The New York Times recently ran an op-ed piece about the new edition of the DSM, the Diagnostic and Statistical Manual of Mental Disorders: http://www.nytimes.com/2010/02/10/opinion/10grinker.html?scp=10&sq=autism&st=cseIn the new version, editors have removed labels such as Asperger’s and PDD (pervasive development disorder) in favor of the more general term, autism spectrum disorder. The editors reasoned that the labels obscured as much as they illumined. They were wrong as often as they were right.
While many clinicians welcome this move for these reasons, the author of the editorial piece hailed it for another. The writer, the father of a daughter who had received the Asperger’s label, thinks its time to get over what I call Asperger’s Chic. He called out his readers to stop understanding this part of the spectrum as the good part and the other parts as devastating. He asked his readers to interrogate their impulse to see Asperger’s as the cool sort of autism.
I have some sympathy with the writer. I cringe when people congratulate me on my child’s early reading or his capacity to memorize all the presidents. I get riled when people assume that it’s great that my kid will be insusceptible to some of our culture’s lower offerings. But think about it for a moment. Wouldn’t I rather have a kid whose brain works?
Because I feel this way, I hit the roof when I read the editorial’s last lines: “We no longer need Asperger’s disorder to reduce stigma. And my daughter does not need the term Asperger’s to bolster her self-esteem. Just last week, she introduced herself to a new teacher in her high school health class. ‘My name is Isabel,’ she said, ‘and my strength is that I have autism.’”
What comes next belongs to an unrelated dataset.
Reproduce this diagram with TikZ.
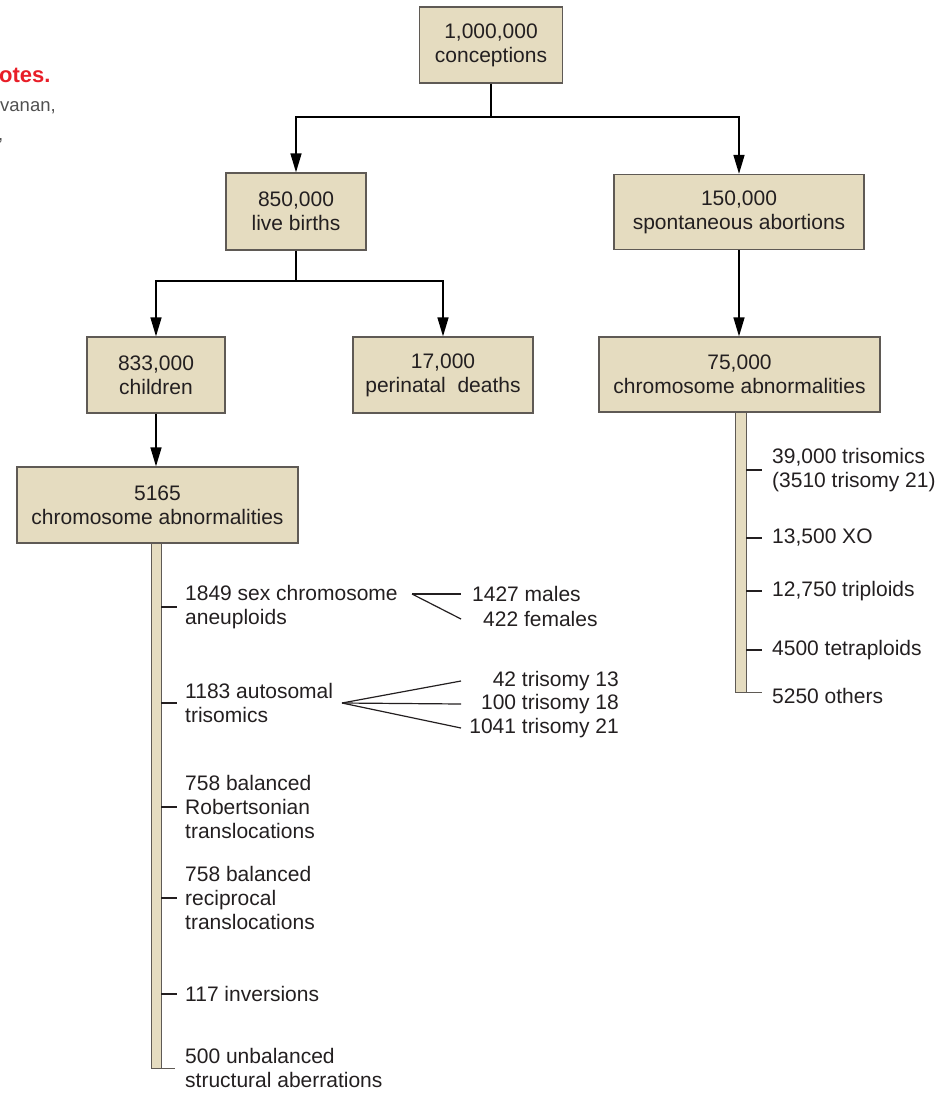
\documentclass[tikz,border=0pt]{standalone}
\usepackage{fontspec}
\setmainfont{Liberation Sans}
\usetikzlibrary{arrows.meta}
\definecolor{boxfill}{RGB}{229,220,192}
\definecolor{boxline}{RGB}{95,90,85}
\definecolor{ink}{RGB}{35,31,32}
\definecolor{notered}{RGB}{232,30,40}
\definecolor{notegray}{RGB}{80,80,80}
\begin{document}
\begin{tikzpicture}[x=1pt,y=-1pt,
  every node/.style={font=\fontsize{21}{24}\selectfont, text=ink, inner sep=0pt},
  box/.style={draw=boxline, line width=1.3pt, fill=boxfill, align=center},
  item/.style={anchor=west, align=left},
  conn/.style={draw=black, line width=1.5pt},
  arr/.style={conn, -{Triangle[length=19pt,width=11pt]}},
  tickline/.style={draw=ink, line width=1.2pt},
  barline/.style={draw=boxline, line width=1.3pt},
  barfill/.style={fill=boxfill, draw=none, inner sep=0pt},
]
\useasboundingbox (0,0) rectangle (940,1094);

% clipped page notes
\node[anchor=base west, font=\fontsize{22}{24}\selectfont\bfseries, text=notered] (n1) at (-1,83) {otes.};
\node[anchor=base west, font=\fontsize{18.5}{22}\selectfont, text=notegray] (n2) at (0,112) {vanan,};
\node[anchor=base west, font=\fontsize{18.5}{22}\selectfont, text=notegray] (n3) at (-2,141) {,};

% bars
\node[barfill, minimum width=9pt, minimum height=525pt] (lbar) at (156.5,805.5) {};
\node[barfill, minimum width=10pt, minimum height=280pt] (rbar) at (741,552) {};

% boxes
\node[box, minimum width=143pt, minimum height=76pt] (b1) at (491,45) {1,000,000\\conceptions};
\node[box, minimum width=140pt, minimum height=77pt] (b2) at (296,211.5) {850,000\\live births};
\node[box, minimum width=250pt, minimum height=75pt] (b3) at (739,212) {150,000\\spontaneous abortions};
\node[box, minimum width=138pt, minimum height=76pt] (b4) at (156,375) {833,000\\children};
\node[box, minimum width=180pt, minimum height=76pt] (b5) at (443,375) {17,000\\perinatal\ \ deaths};
\node[box, minimum width=281pt, minimum height=75pt] (b6) at (739.5,374.5) {75,000\\chromosome abnormalities};
\node[box, minimum width=281pt, minimum height=76pt] (b7) at (157.5,505) {5165\\chromosome abnormalities};

% connectors
\coordinate (j1) at (491,117);
\coordinate (j2) at (296,281);
\draw[conn] (b1.south) -- (j1);
\draw[arr] (j1) -| (b2.north);
\draw[arr] (j1) -| (b3.north);
\draw[conn] (b2.south) -- (j2);
\draw[arr] (j2) -| (b4.north);
\draw[arr] (j2) -| (b5.north);
\draw[arr] (b3.south) -- (b3.south |- b6.north);
\draw[arr] (b4.south) -- (b4.south |- b7.north);

% bar edges
\draw[barline] (lbar.north west) -- (lbar.south west) -- ++(23,0);
\draw[barline] (lbar.north east) -- (lbar.south east);
\draw[barline] (rbar.north west) -- (rbar.south west) -- ++(26,0);
\draw[barline] (rbar.north east) -- (rbar.south east);

% left items
\node[item] (l1) at (185,607) {1849 sex chromosome\\aneuploids};
\node[item] (l2) at (185,703) {1183 autosomal\\trisomics};
\node[item] (l3) at (185,807) {758 balanced\\Robertsonian\\translocations};
\node[item] (l4) at (185,898) {758 balanced\\reciprocal\\translocations};
\node[item] (l5) at (185,994) {117 inversions};
\node[item] (l6) at (185,1068) {500 unbalanced\\structural aberrations};
\foreach \n in {l1,l2,l3,l4,l5}
  \draw[tickline] (lbar.east |- \n.west) -- ++(16,0);

% right items
\node[item] (r1) at (772,470) {39,000 trisomics\\(3510 trisomy 21)};
\node[item] (r2) at (772,538) {13,500 XO};
\node[item] (r3) at (772,591) {12,750 triploids};
\node[item] (r4) at (772,650) {4500 tetraploids};
\node[item] (r5) at (772,696) {5250 others};
\foreach \n in {r1,r2,r3,r4}
  \draw[tickline] (rbar.east |- \n.west) -- ++(16,0);

% sex chromosome split
\coordinate (sx) at (412,594);
\coordinate (sxe) at (461,0);
\node[anchor=west] (m) at (472,594) {1427 males};
\node[anchor=west] (f) at (483,619) {422 females};
\draw[tickline] (sx) -- (m.west -| sxe);
\draw[tickline] (sx) -- (f.west -| sxe);

% autosomal split
\coordinate (ax) at (342,703);
\coordinate (axe) at (461,0);
\node[anchor=east] (t13) at (619,681) {42 trisomy 13};
\node[anchor=east] (t18) at (619,704) {100 trisomy 18};
\node[anchor=east] (t21) at (619,728) {1041 trisomy 21};
\draw[tickline] (ax) -- (t13.east -| axe);
\draw[tickline] (ax) -- (t18.east -| axe);
\draw[tickline] (ax) -- (t21.east -| axe);
\end{tikzpicture}
\end{document}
Isabel, I’m glad you feel that way, but I don’t share in this perspective. Or maybe I should say that I cannot see autism as an unqualified strength. There’s no way to utter that sentence without also acknowledging all of the difficulties, all of the struggles, all of the ways that a goofy brain can be both fun and maddening. I would never want Martin to feel that he has some sort of terrible weakness. And I acknowledge the way his particular brain might find interesting and unexplored ways to interact with the world. But not without missteps. Not without pain.
Will getting rid of Asperger’s Chic just lead us to Autism Chic?